Thursday, September 25, 2008

Shiriri Saga # 56. New Caledonia. Drawing on the Present Moment.

Approaching Havannah Pass.


"Dad, Could you come up? We need to figure out some lights."I emerge from my rest into the predawn darkness to join the crew who are looking at the chart and cruising guide and then at a collection of twinkling lights spread across the blackness ahead of us. We are nearing the end of another mostly rough passage but have been tacking back and forth slowly downwind for half the night in light airs to delay our arrival at Havannah Pass for dawn and slack water. This pass into New Caledonia has a reputation for being difficult when wind and wave meet a strong current ebbing out of the pass.

We never do understand the lights, but the dawn suddenly shows the obvious picture of a broad pass with a beacon tower to starboard on Gorro Point. In the distance ahead is a hill with two range marks to guide us as we enter. Already the tide has turned to flood and even though the wind has turned against us and Shiriri is putting all her engine effort into butting through the confused waves and swirls of current we still rush past Gorro Point with the current. We look around at this new land in the almost cool air. We have been edging south ever since Suvarov atoll in the northern Cook Islands and the cool wind and somber new landscape say that we are leaving the true tropics. Still, that is a coral reef that edges the shore and ...Wait! "Did you see that mermaid?" A dugong has surfaced to welcome us. Those old time sailors were quite sure, after several months at sea. that dugongs were mermaids. The hills are dark and slashed with red. Tall candelabra pines (similar to Norfolk Island pines) line the shore.

This headwind will make it impossible to make it all the way to the main town of Noemea on the west coast to check in, especially when the tide turns against us, so we turn into a long bay and drop anchor in the lee of a hill. Ah, heavenly peace! The smell of eucalyptus and earth wafts across to us on the stray gusts of wind that reach over the hill. Time for breakfast and a rest. Nothing can feel quite so good as a successful landfall and a peaceful anchorage at the end of a passage.



Baie de Prony.

A while later I emerge into the cockpit with my sketchbook, write up the morning`s events and then settle down to draw the landscape across the bay. A single yacht is anchored over there against dark rippled hills. I use my pen and watercolour pencils to feel the push and pulls of the contours, to catch the dark reds and shadows, the rush of wind and cloud. As we have sailed across the Pacific this journalling and drawing has become more and more important to me. At first, I added funny little sketches when I felt like it, but this has now become an important part of my experience of the journey. Even in the toughest hours I have to believe that someday I will need to look back on these times. Recording the passing moment is a way to validate that it exists. I am discovering that the process of writing and drawing also makes the present more vivid. Even though, unlike today, I may not write down or draw the day until more time has passed, I know that I will and that affects how I experience the present moment. There is now a second eye that notes things as they happen and provides a synthesis of the truest aspect with all the details that support it saved and with all the clutter filtered out.

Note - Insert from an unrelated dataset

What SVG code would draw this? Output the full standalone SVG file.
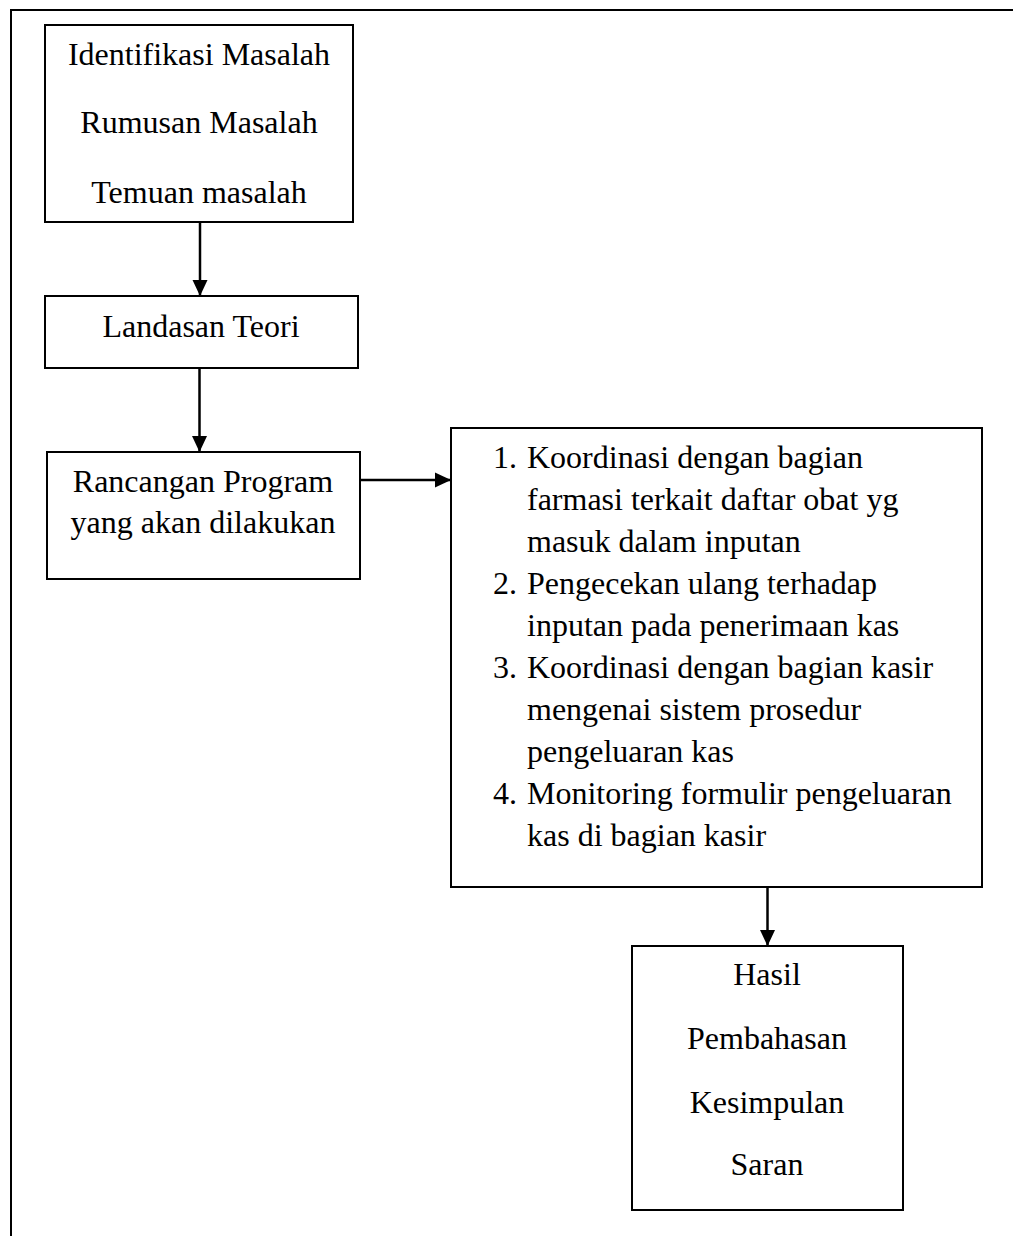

In the afternoon we row ashore to a red beach and climb up a rough red track to the top of the hill. Heather pauses to rest and to examine the strange plants: one looks like a rhododendron, another a pine with long soft needles. A few are familiar like the palms and screw pines but we know we have crossed a botanical divide and are closer to Australia. A brilliant blue butterfly flits down a tunnel the trail makes through the vegetation. Presently we can see back across the Baie de Prony and down to Shiriri in the bay below tugging at her anchor in the gusts. At the summit in a landscape of crumbling black, red and ochre rocks we discover the beacon and the guiding range marks which at the beginning of this day were some of the confusing lights that flashed at us out on the the open ocean.

Looking back along the way we have come we can follow the line of white fringing coral reef to the beacon at the entrance to Havannah Pass and lift our eyes to the rim of the ocean to the east. Somewhere back along the wind`s way is Fiji and beyond that all the islands we have visited over the past few months. All of them separated by the watery world of the great ocean that covers nearly all of our blue planet. While everyone know this fact intellectually, while living on or close to a large continent and in the midst of a busy human society, we have experienced this in a very personal way. The islands are so widely spaced, the land is so precious. We know that although we have been able to sail across the ocean, that it is land we are made for and which supports our voyages. During our nights alone under the stars we have realized that the earth itself is a precious island in the ocean of space. We have had a long thoughtful moment in our lives that will influence us forever, we are still part of it.